In [1]:
import PyPDF2
import pandas as pd
import spacy

In [2]:
nlp = spacy.load("en_core_web_lg")

### Mask names in the given text with asterisks.

* The input text containing named entities to mask.

* nlp (spacy.language.Language): A spaCy NLP pipeline for entity recognition.
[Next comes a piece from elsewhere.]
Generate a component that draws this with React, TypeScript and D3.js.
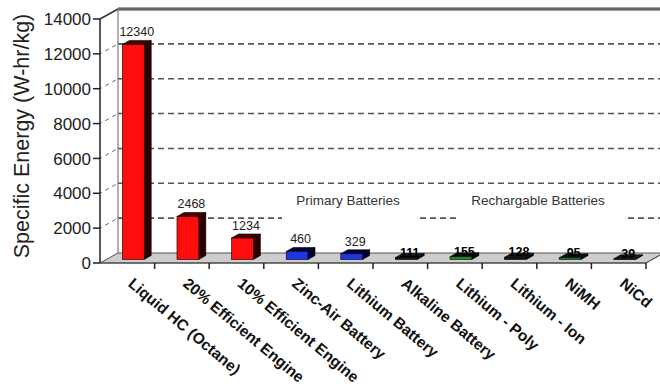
import React from 'react';
import * as d3 from 'd3';

const categories = [
  'Liquid HC (Octane)',
  '20% Efficient Engine',
  '10% Efficient Engine',
  'Zinc-Air Battery',
  'Lithium Battery',
  'Alkaline Battery',
  'Lithium - Poly',
  'Lithium - Ion',
  'NiMH',
  'NiCd',
];
const values = [12340, 2468, 1234, 460, 329, 111, 155, 128, 95, 39];
const barKinds = ['fuel', 'fuel', 'fuel', 'primary', 'primary', 'dark', 'green', 'dark', 'green', 'dark'];
const yTicks = [0, 2000, 4000, 6000, 8000, 10000, 12000, 14000];
const groupLabels = ['Primary Batteries', 'Rechargable Batteries'];

const W = 660;
const H = 392;
const DX = 18;
const DY = -10;

const palette: Record<string, { front: string; side: string; top: string }> = {
  fuel: { front: '#ff0d0d', side: '#2a0000', top: '#4a0000' },
  primary: { front: '#1f35e0', side: '#00002a', top: '#000040' },
  dark: { front: '#141414', side: '#050505', top: '#1a1a1a' },
  green: { front: '#1f8a2a', side: '#050505', top: '#111' },
};

export default function App() {
  const y = d3.scaleLinear().domain([0, 14000]).range([263, 19]);
  const x = d3.scaleBand<string>().domain(categories).range([100, 646]).padding(0);
  const bw = x.bandwidth();
  const w = bw * 0.4;
  const ox = 6, oy = -3.5, ex = 7, ey = -4;
  const y0 = y(0);
  const top = y(14000);
  const font = 'Arial, "Liberation Sans", Helvetica, sans-serif';

  const gridSegs = (v: number) => {
    if (v === 2000) return [[118, 282], [420, 456], [628, 660]];
    return [[118, 660]];
  };

  return (
    <svg width={W} height={H} style={{ position: 'absolute', left: 0, top: 0, background: '#fff' }} fontFamily={font}>
      {/* back wall top */}
      <line x1={100 + DX} x2={W} y1={top + DY} y2={top + DY} stroke="#444" strokeWidth={3} />
      <line x1={100 + DX} x2={W} y1={top + DY} y2={top + DY} stroke="#888" strokeWidth={1} />
      {/* wall left edge */}
      <line x1={100 + DX} x2={100 + DX} y1={top + DY} y2={y0 + DY} stroke="#999" strokeWidth={1.5} />
      {/* gridlines */}
      {yTicks.filter(t => t > 0 && t < 14000).map(t =>
        gridSegs(t).map(([a, b], i) => (
          <line key={`g${t}-${i}`} x1={a} x2={b} y1={y(t) + DY} y2={y(t) + DY} stroke="#555" strokeWidth={1.6} strokeDasharray="6,4" />
        ))
      )}
      {/* diagonal connectors */}
      {yTicks.filter(t => t > 0 && t < 14000).map(t => (
        <line key={`d${t}`} x1={100} y1={y(t)} x2={100 + DX} y2={y(t) + DY} stroke="#666" strokeWidth={1} strokeDasharray="4,4" strokeDashoffset={-6} />
      ))}
      <line x1={100} y1={top} x2={100 + DX} y2={top + DY} stroke="#333" strokeWidth={1.5} />
      {/* floor */}
      <polygon
        points={`100,${y0} ${100 + DX},${y0 + DY} ${W + 20},${y0 + DY} ${646 + DX},${y0 + DY} ${646},${y0}`}
        fill="#cdcdcd" stroke="#555" strokeWidth={1}
      />
      <line x1={646} y1={y0} x2={646 + 14} y2={y0 - 8} stroke="#555" strokeWidth={1} />
      {/* group labels */}
      <text x={348} y={205} textAnchor="middle" fontSize={13.5} fill="#333">{groupLabels[0]}</text>
      <text x={538} y={205} textAnchor="middle" fontSize={13.5} fill="#333">{groupLabels[1]}</text>
      {/* bars */}
      {categories.map((c, i) => {
        const v = values[i];
        const col = palette[barKinds[i]];
        const x0 = (x(c) as number) + (bw - w) / 2 + ox;
        const x1 = x0 + w;
        const yt = y(v) + oy;
        const yb = y0 + oy;
        const dark = barKinds[i] === 'dark' || barKinds[i] === 'green';
        return (
          <g key={c}>
            <polygon points={`${x1},${yt} ${x1 + ex},${yt + ey} ${x1 + ex},${yb + ey} ${x1},${yb}`} fill={col.side} stroke="#000" strokeWidth={0.6} />
            <polygon points={`${x0},${yt} ${x0 + ex},${yt + ey} ${x1 + ex},${yt + ey} ${x1},${yt}`} fill={col.top} stroke="#000" strokeWidth={0.6} />
            <rect x={x0} y={yt} width={w} height={yb - yt} fill={col.front} stroke="#000" strokeWidth={0.6} />
            <text x={x0 + w / 2 + ex / 2} y={dark ? yt + ey + 3 : yt + ey - 4} textAnchor="middle" fontSize={12.5} fill={dark ? '#000' : '#222'} fontWeight={dark ? 'bold' : 'normal'}>{v}</text>
          </g>
        );
      })}
      {/* y axis */}
      <line x1={100} x2={100} y1={top} y2={y0} stroke="#222" strokeWidth={1.5} />
      <line x1={100} x2={646} y1={y0} y2={y0} stroke="#444" strokeWidth={1.2} />
      {yTicks.map(t => (
        <g key={`t${t}`}>
          <line x1={93} x2={100} y1={y(t)} y2={y(t)} stroke="#222" strokeWidth={1.5} />
          <text x={91} y={y(t)} dy="0.36em" textAnchor="end" fontSize={17} fill="#222">{t}</text>
        </g>
      ))}
      {/* x ticks */}
      {categories.slice(1).map(c => (
        <line key={`xt${c}`} x1={x(c) as number} x2={x(c) as number} y1={y0} y2={y0 + 6} stroke="#222" strokeWidth={1.5} />
      ))}
      <line x1={646} x2={646} y1={y0} y2={y0 + 6} stroke="#222" strokeWidth={1.5} />
      {/* category labels */}
      {categories.map(c => (
        <text key={`l${c}`} transform={`translate(${(x(c) as number) + bw / 2 + 7},${y0 + 14}) rotate(40)`} fontSize={15.5} fontWeight="bold" fill="#111" dy="0.7em">{c}</text>
      ))}
      {/* y label */}
      <text transform={`translate(29,136) rotate(-90)`} textAnchor="middle" fontSize={21.5} fill="#222">Specific Energy (W-hr/kg)</text>
    </svg>
  );
}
* The input text with names replaced by masked versions.

In [3]:
def mask_names(text, nlp):
    doc = nlp(text)
    masked_text = text
    for ent in doc.ents:
        if ent.label_ == "PERSON":
            name = ent.text
            masked_name = name[0] + '*' * (len(name) - 2) + name[-1]
            masked_text = masked_text.replace(name, masked_name)
    return masked_text

In [4]:
data = {
    'page number': [],
    'page content': [],
    'masked content': [],
    'Extracted Names': []
}

In [5]:
with open('training_data.pdf', 'rb') as pdf_file:
    pdf_reader = PyPDF2.PdfReader(pdf_file)
    
    # Process the first 100 pages
    for page_num in range(100):
        page = pdf_reader.pages[page_num]
        page_text = page.extract_text()
        
        # Mask human names using spaCy NER
        masked_text = mask_names(page_text, nlp)
        
        data['page number'].append(page_num + 1)
        data['page content'].append(page_text)
        data['masked content'].append(masked_text)
        data['Extracted Names'].append([ent.text for ent in nlp(page_text).ents if ent.label_ == "PERSON"])

In [6]:
df = pd.DataFrame(data)

In [7]:
df.head()

Unnamed: 0,page number,page content,masked content,Extracted Names
0,1,"Akshay Kumar, Fair Superstar: Why criticism ov...","A**********r, Fair Superstar: Why criticism ov...","[Akshay Kumar, Akshay Kumar]"
1,2,"Remembering Shammi Kapoor, India's answer to E...","Remembering S***********r, India's answer to E...","[Shammi Kapoor, Elvis Presley]"
2,3,"After Article 370, new style: This can be a fr...","After Article 370, new style: This can be a fr...",[]
3,4,The original female superstar: How Vyjanthimal...,The original female superstar: How V**********...,"[Vyjanthimala, Bollywood]"
4,5,13 YO Kabhi Alvida Naa Kehna: A progressive fi...,13 Y******i A**************a: A progressive fi...,"[YO Kabhi, Alvida Naa Kehna]"